In de 18de eeuw waren beide partijen burgerlijke partijen en hun standpunten lagen niet ver uit elkaar, al vertegenwoordigden de Tories iets meer de adel en de burgerij van het platteland terwijl de Whigs vooral de belangen van de stedelijke burgerij en de ondernemers behartigden. Edmund Burke, algemeen beschouwd als de grondlegger van het politieke conservatisme, was een Whig. Hij was bijgevolg een liberaal en een conservatief tegelijk, al gebruikte hijzelf geen van beide termen. De Whigs werden voor het eerst “liberalen” genoemd in 1816. Dat gebeurde door de dichter Robert Southey, die de term ontleend had aan “los liberales,” Spaanse tegenstanders van Napoleon. Adam Smith, de grondlegger van het economisch liberalisme, was in 1816 reeds 26 jaar dood. Ook hij heeft de term “liberaal” nooit gebruikt.

In Groot-Brittannië zijn de liberalen nooit anti-christelijk geweest. Dat lag op het continent, waar politieke breuklijnen zich cultureel eerder dan economisch aftekenden, anders. Liberaal werd er geleidelijk een synoniem voor anti-klerikaal en daarna zelfs anti-godsdienstig. De vrijheid die het liberalisme er nastreefde was een bevrijding van morele normen. Dat kenmerk had het gemeen met het marxistische socialisme, zodat ook in de Engelse taal zich geleidelijk een verschuiving in de term voordeed. Na de tweede wereldoorlog ging het begrip “liberal” in de VS hetzelfde betekenen als socialist. Friedrich Hayek, algemeen erkend als de grootste liberale filosoof van de 20ste eeuw, noemde zich daarom een “klassiek-liberaal” of een “Whig.” Hij streefde een vrijheid na die een bevrijding van de staat betekende, niet van de moraliteit.

Volgens Hayek is de doorslaggevende politieke tweedeling deze tussen diegenen die voorstanders zijn van groter overheidsingrijpen en diegenen die de overheid zoveel mogelijk aan banden willen leggen. Hayek noemde de eerste groep socialisten en de tweede groep (klassiek-)liberalen. In de Amerikaanse politieke terminologie spreekt men echter van “liberals” voor de eerste groep en “conservatives” voor de tweede groep. Vandaar de verwarring, die soms verholpen wordt door de eerste groep links-liberalen en de tweede rechts-liberalen te noemen. Isaiah Berlin had het zelfs over twee vrijheidsbegrippen: de positieve vrijheid en de negatieve vrijheid. Negatieve vrijheid betekent de afwezigheid van staatsbemoeienis. Volgens Berlin is dit de ware vrijheid. Positieve vrijheid is de misvatting dat de staat de mens zou moeten bevrijden van de cultuur waarin hij is geboren. Het is het begrip vrijheid zoals dat ook door de communisten werd gebruikt. “Liberalisme is per definitie ontvoogdend, bevrijdend,” schrijft Van der Kelen. Het hangt er maar vanaf waarvan we bevrijd moeten worden: de staat of de moraal. Omdat ik geen socialist ben, sta ik daarbij aan de kant van Bouckaert.

Links vs rechts

Hoewel erg interessant is de historische uitzetting (net zoals hoe de termen gebruikt worden elders in de wereld) niet bijster relevant meer wanneer we het hebben over de Vlaamse politieke wereld.
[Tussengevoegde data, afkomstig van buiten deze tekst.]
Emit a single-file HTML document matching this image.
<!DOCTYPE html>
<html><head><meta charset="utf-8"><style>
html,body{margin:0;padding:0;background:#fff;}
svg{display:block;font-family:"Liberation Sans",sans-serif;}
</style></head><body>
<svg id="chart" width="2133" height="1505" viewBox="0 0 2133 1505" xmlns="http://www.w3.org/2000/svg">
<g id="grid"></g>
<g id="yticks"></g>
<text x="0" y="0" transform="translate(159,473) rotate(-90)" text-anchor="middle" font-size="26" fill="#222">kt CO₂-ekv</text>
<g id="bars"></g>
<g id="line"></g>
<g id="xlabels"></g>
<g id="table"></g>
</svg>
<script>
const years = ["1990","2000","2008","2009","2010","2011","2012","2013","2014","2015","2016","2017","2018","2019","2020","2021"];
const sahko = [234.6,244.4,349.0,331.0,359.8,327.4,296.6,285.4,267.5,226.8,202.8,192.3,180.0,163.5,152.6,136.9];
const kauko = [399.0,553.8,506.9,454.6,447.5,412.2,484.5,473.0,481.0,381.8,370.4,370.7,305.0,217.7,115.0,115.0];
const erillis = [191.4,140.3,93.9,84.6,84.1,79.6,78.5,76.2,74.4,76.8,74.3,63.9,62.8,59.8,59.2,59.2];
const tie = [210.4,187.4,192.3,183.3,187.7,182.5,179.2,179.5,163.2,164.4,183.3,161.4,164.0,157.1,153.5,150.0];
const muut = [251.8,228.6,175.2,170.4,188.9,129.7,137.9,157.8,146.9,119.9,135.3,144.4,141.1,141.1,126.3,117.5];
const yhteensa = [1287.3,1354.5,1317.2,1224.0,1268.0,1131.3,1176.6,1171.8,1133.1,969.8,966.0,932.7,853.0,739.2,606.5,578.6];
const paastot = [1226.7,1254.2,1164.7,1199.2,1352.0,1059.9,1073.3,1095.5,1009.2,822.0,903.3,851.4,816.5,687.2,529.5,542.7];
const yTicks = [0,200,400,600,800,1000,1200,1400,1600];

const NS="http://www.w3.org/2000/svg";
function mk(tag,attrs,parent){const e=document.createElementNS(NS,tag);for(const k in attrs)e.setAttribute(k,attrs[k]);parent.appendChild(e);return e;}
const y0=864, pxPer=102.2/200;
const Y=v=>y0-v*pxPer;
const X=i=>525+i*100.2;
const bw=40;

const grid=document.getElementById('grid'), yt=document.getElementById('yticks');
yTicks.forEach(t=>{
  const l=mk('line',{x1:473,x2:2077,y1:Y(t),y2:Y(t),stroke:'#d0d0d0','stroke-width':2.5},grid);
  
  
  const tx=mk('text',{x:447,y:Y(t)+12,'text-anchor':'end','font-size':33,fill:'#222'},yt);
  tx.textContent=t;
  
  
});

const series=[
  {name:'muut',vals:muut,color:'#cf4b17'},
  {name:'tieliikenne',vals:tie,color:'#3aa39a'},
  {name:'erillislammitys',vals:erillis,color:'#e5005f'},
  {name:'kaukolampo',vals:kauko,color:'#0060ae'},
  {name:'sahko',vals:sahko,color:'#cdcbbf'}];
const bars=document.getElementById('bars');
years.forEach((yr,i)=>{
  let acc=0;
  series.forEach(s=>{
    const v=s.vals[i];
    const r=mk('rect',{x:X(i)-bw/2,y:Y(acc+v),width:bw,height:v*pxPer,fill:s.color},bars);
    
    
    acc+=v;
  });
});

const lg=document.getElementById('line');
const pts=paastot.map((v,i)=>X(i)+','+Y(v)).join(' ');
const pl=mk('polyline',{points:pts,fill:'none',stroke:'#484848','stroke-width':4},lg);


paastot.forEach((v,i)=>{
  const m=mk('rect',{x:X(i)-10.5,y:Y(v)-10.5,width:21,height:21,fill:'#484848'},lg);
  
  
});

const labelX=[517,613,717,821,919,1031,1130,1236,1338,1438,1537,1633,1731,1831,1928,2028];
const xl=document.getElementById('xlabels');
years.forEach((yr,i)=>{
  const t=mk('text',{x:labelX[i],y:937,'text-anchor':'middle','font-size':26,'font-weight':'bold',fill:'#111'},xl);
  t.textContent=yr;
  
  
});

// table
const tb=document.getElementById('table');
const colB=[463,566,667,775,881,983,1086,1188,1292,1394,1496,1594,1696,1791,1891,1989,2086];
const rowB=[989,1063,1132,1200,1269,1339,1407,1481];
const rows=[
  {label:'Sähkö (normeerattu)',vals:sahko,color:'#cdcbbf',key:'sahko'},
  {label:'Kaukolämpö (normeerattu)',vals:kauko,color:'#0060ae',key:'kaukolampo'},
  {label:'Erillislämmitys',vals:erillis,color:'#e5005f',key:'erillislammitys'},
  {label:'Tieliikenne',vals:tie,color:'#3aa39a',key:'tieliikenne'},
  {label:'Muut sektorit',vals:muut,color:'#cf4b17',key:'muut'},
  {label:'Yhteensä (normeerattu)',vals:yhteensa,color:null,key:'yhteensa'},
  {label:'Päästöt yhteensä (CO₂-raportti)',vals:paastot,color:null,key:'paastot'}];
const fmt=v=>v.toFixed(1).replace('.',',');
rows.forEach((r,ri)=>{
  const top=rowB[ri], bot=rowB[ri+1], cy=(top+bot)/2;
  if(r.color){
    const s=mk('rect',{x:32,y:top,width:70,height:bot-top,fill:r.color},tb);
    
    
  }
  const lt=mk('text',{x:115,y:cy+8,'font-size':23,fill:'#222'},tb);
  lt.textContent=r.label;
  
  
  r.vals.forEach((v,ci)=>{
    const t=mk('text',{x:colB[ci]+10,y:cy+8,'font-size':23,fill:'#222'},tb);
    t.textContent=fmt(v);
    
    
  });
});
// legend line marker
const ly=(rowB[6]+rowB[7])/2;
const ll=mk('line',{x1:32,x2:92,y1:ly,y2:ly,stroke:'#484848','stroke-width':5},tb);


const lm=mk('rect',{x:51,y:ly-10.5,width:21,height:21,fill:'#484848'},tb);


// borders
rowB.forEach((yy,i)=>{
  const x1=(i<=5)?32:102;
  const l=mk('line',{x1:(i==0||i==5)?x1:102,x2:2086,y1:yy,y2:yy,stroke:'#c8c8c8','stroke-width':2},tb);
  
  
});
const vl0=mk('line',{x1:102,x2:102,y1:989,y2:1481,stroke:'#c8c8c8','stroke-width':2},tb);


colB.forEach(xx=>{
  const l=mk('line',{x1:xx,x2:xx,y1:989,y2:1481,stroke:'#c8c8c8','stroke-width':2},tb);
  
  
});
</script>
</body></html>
Liberaal staat hier en nu tegenover socialist en heeft vooral betrekking op de overheidsinmenging in economische zaken. Links/rechts duidt (steeds meer) op hetethische standpunt. Beide kanten pleiten ter hunner tijd voor meer overheid in ethische beslissingen. Rechts om abortus en euthanasie te verbieden, links om non-discriminatie op te leggen.
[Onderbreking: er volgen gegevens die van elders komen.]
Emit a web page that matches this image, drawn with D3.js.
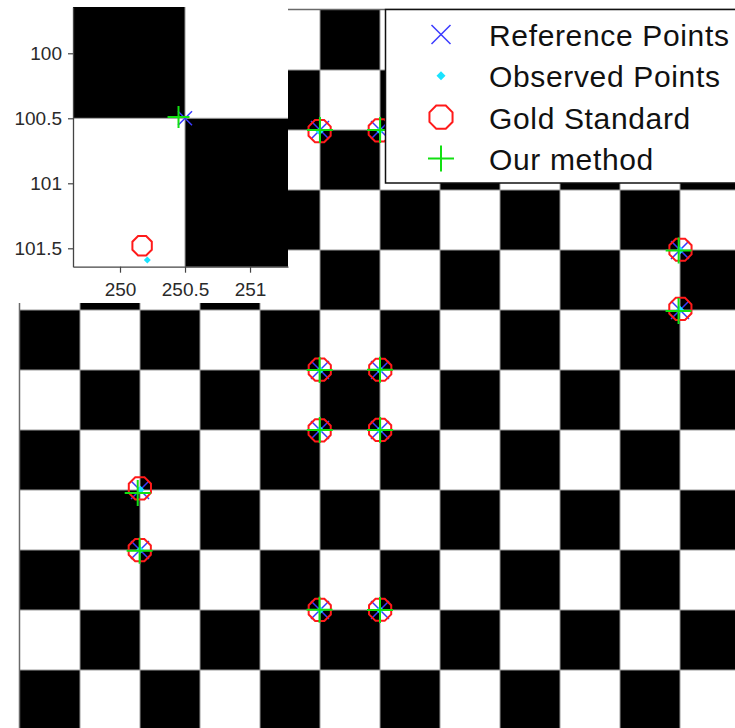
<!DOCTYPE html>
<html>
<head>
<meta charset="utf-8">
<script src="https://cdn.jsdelivr.net/npm/d3@7"></script>
<style>
  html, body { margin: 0; padding: 0; background: #fff; overflow: hidden; }
  svg { display: block; }
  text { font-family: "Liberation Sans", Arial, Helvetica, sans-serif; }
</style>
</head>
<body>
<script>
// ---------------- data ----------------
const squareSize = 50;          // checkerboard square size (image pixels)
const nSquares = 12;            // squares per side

const refX = [250.5, 300.5, 550.5, 550.5, 250.5, 300.5, 250.5, 300.5, 100.5, 100.5, 250.5, 300.5];
const refY = [100.5, 100.5, 200.5, 250.5, 300.5, 300.5, 350.5, 350.5, 400.5, 450.5, 500.5, 500.5];

const obsX = [250.21, 300.4, 550.6, 550.5, 250.6, 300.4, 250.4, 300.3, 100.8, 100.6, 250.6, 300.4];
const obsY = [101.59, 100.9, 200.7, 250.2, 300.7, 300.6, 350.3, 350.7, 400.2, 450.4, 500.7, 500.6];

const goldX = [250.17, 300.3, 550.9, 550.8, 250.3, 300.7, 250.2, 300.6, 100.4, 100.3, 250.3, 300.6];
const goldY = [101.48, 100.8, 200.3, 249.6, 300.2, 300.3, 350.8, 350.4, 399.1, 450.6, 500.4, 500.3];

const ourX = [250.45, 300.6, 549.4, 549.3, 250.2, 300.5, 250.3, 300.6, 98.6, 100.2, 250.1, 300.5];
const ourY = [100.49, 100.4, 200.9, 251.3, 300.6, 300.3, 350.6, 350.5, 403.0, 451.2, 500.3, 500.4];

const legendLabels = ["Reference Points", "Observed Points", "Gold Standard", "Our method"];

const insetXTicks = [250, 250.5, 251];
const insetYTicks = [100, 100.5, 101, 101.5];

// ---------------- setup ----------------
const W = 735, H = 728;
const svg = d3.select("body").append("svg").attr("width", W).attr("height", H);
svg.append("rect").attr("width", W).attr("height", H).attr("fill", "#fff");

const COL = { ref: "#3a3aff", obs: "#19e3ff", gold: "#ff1a1a", our: "#12e012" };

const cells = d3.cross(d3.range(nSquares), d3.range(nSquares)).map(([i, j]) => ({
  x0: 0.5 + i * squareSize, x1: 0.5 + (i + 1) * squareSize,
  y0: 0.5 + j * squareSize, y1: 0.5 + (j + 1) * squareSize,
  black: (i + j) % 2 === 1
}));
const edges = d3.range(1, nSquares).map(k => 0.5 + k * squareSize);
const full = [0.5, 0.5 + nSquares * squareSize];

const pts = (xs, ys) => xs.map((x, i) => ({ x, y: ys[i] }));

// custom symbol shapes (size = half-extent squared)
const octagon = { draw(ctx, size) {
  const r = Math.sqrt(size);
  for (let k = 0; k < 8; k++) {
    const a = Math.PI / 8 + k * Math.PI / 4;
    const px = r * Math.cos(a), py = r * Math.sin(a);
    if (k === 0) ctx.moveTo(px, py); else ctx.lineTo(px, py);
  }
  ctx.closePath();
}};
const plusT = { draw(ctx, size) {
  const r = Math.sqrt(size);
  ctx.moveTo(-r, 0); ctx.lineTo(r, 0); ctx.moveTo(0, -r); ctx.lineTo(0, r);
}};
const timesT = { draw(ctx, size) {
  const r = Math.sqrt(size);
  ctx.moveTo(-r, -r); ctx.lineTo(r, r); ctx.moveTo(-r, r); ctx.lineTo(r, -r);
}};
const diamondT = { draw(ctx, size) {
  const r = Math.sqrt(size);
  ctx.moveTo(0, -r); ctx.lineTo(r, 0); ctx.lineTo(0, r); ctx.lineTo(-r, 0); ctx.closePath();
}};

function drawMarkers(g, xs, ys, sz) {
  const sets = [
    { data: pts(refX, refY), type: timesT, r: sz.x, fill: "none", stroke: COL.ref, sw: 1.5 },
    { data: pts(obsX, obsY), type: diamondT, r: sz.d, fill: COL.obs, stroke: "none", sw: 0 },
    { data: pts(goldX, goldY), type: octagon, r: sz.o, fill: "none", stroke: COL.gold, sw: 2 },
    { data: pts(ourX, ourY), type: plusT, r: sz.p, fill: "none", stroke: COL.our, sw: 2 }
  ];
  sets.forEach(s => {
    g.append("g").selectAll("path").data(s.data).join("path")
      .attr("transform", d => `translate(${xs(d.x)},${ys(d.y)})`)
      .attr("d", d3.symbol().type(s.type).size(s.r * s.r))
      .attr("fill", s.fill).attr("stroke", s.stroke).attr("stroke-width", s.sw);
  });
}

function drawBoard(g, xs, ys) {
  g.append("g").selectAll("rect").data(cells).join("rect")
    .attr("x", d => xs(d.x0)).attr("y", d => ys(d.y0))
    .attr("width", d => xs(d.x1) - xs(d.x0)).attr("height", d => ys(d.y1) - ys(d.y0))
    .attr("fill", d => d.black ? "#000" : "#fff");
  const gl = g.append("g").attr("stroke", "#9a9a9a").attr("stroke-width", 1);
  gl.selectAll("line.v").data(edges).join("line").attr("class", "v")
    .attr("x1", d => xs(d)).attr("x2", d => xs(d)).attr("y1", ys(full[0])).attr("y2", ys(full[1]));
  gl.selectAll("line.h").data(edges).join("line").attr("class", "h")
    .attr("y1", d => ys(d)).attr("y2", d => ys(d)).attr("x1", xs(full[0])).attr("x2", xs(full[1]));
}

// ---------------- main view ----------------
const xMain = d3.scaleLinear().domain(full).range([20, 740]);
const yMain = d3.scaleLinear().domain(full).range([10, 730]);
const gMain = svg.append("g");
drawBoard(gMain, xMain, yMain);
gMain.append("rect")
  .attr("x", xMain(full[0]) - 0.5).attr("y", yMain(full[0]) - 0.5)
  .attr("width", xMain(full[1]) - xMain(full[0])).attr("height", yMain(full[1]) - yMain(full[0]))
  .attr("fill", "none").attr("stroke", "#6a6a6a").attr("stroke-width", 1.5);
drawMarkers(gMain, xMain, yMain, { x: 9, d: 4, o: 12, p: 13 });

// ---------------- inset ----------------
svg.append("rect").attr("x", 0).attr("y", 0).attr("width", 288).attr("height", 303).attr("fill", "#fff");
const xIn = d3.scaleLinear().domain([249.6385, 251.292]).range([73, 288]);
const yIn = d3.scaleLinear().domain([99.644, 101.6415]).range([7, 266.7]);
svg.append("clipPath").attr("id", "insetClip").append("rect")
  .attr("x", 73).attr("y", 7).attr("width", 288 - 73).attr("height", 266.7 - 7);
const gIn = svg.append("g").attr("clip-path", "url(#insetClip)");
drawBoard(gIn, xIn, yIn);
drawMarkers(gIn, xIn, yIn, { x: 7, d: 3.5, o: 10.5, p: 11 });

const axY = svg.append("g").attr("transform", "translate(73,0)")
  .call(d3.axisLeft(yIn).tickValues(insetYTicks).tickFormat(d => String(d)).tickSize(5).tickSizeOuter(0).tickPadding(6));
const axX = svg.append("g").attr("transform", "translate(0,266.7)")
  .call(d3.axisBottom(xIn).tickValues(insetXTicks).tickFormat(d => String(d)).tickSize(6).tickSizeOuter(0).tickPadding(10));
[axX, axY].forEach(a => {
  a.select(".domain").attr("stroke", "#444").attr("stroke-width", 1.3);
  a.selectAll(".tick line").attr("stroke", "#444").attr("stroke-width", 1.2);
  a.selectAll(".tick text").attr("fill", "#2a2a2a").style("font-size", "19px")
    .style("font-family", "'Liberation Sans', Arial, sans-serif");
});

// ---------------- legend ----------------
const gLeg = svg.append("g");
gLeg.append("rect").attr("x", 385.5).attr("y", 9.5).attr("width", 400).attr("height", 173.5)
  .attr("fill", "#fff").attr("stroke", "#111").attr("stroke-width", 1.5);
const legTypes = [
  { type: timesT, r: 9.5, fill: "none", stroke: COL.ref, sw: 1.5 },
  { type: diamondT, r: 4.5, fill: COL.obs, stroke: "none", sw: 0 },
  { type: octagon, r: 12.5, fill: "none", stroke: COL.gold, sw: 2 },
  { type: plusT, r: 13, fill: "none", stroke: COL.our, sw: 2 }
];
const legY = d3.scalePoint().domain(legendLabels).range([34.5, 158.5]);
const items = gLeg.selectAll("g.item").data(legendLabels).join("g").attr("class", "item")
  .attr("transform", d => `translate(0,${legY(d)})`);
items.append("path")
  .attr("transform", "translate(441,0)")
  .attr("d", (d, i) => d3.symbol().type(legTypes[i].type).size(legTypes[i].r * legTypes[i].r)())
  .attr("fill", (d, i) => legTypes[i].fill).attr("stroke", (d, i) => legTypes[i].stroke)
  .attr("stroke-width", (d, i) => legTypes[i].sw);
items.append("text").attr("x", 489).attr("y", 11.5)
  .attr("fill", "#111").style("font-size", "30px").style("letter-spacing", "0.65px").text(d => d);
</script>
</body>
</html>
Kortom : links(liberalen) hebben niet het monopolie op het gebruiken van de staat om hun beeld (een bevrijdingsmoraal) op te leggen. Conservatieven zijn daarineven schuldig.

Als we Hayek volgen (en daartoe ben ik geneigd) zijn er slechts twee consequente houdingen. Enerzijds de socialist die pleit voor meer overheidsinterventie op economisch vlak maar ook om zijn moraal van non-discriminatie op te leggen. Anderzijds de free-for-all liberaal die pleit voor een overheid die zich onthoudt van het opleggen van moralistische en economische regelgeving.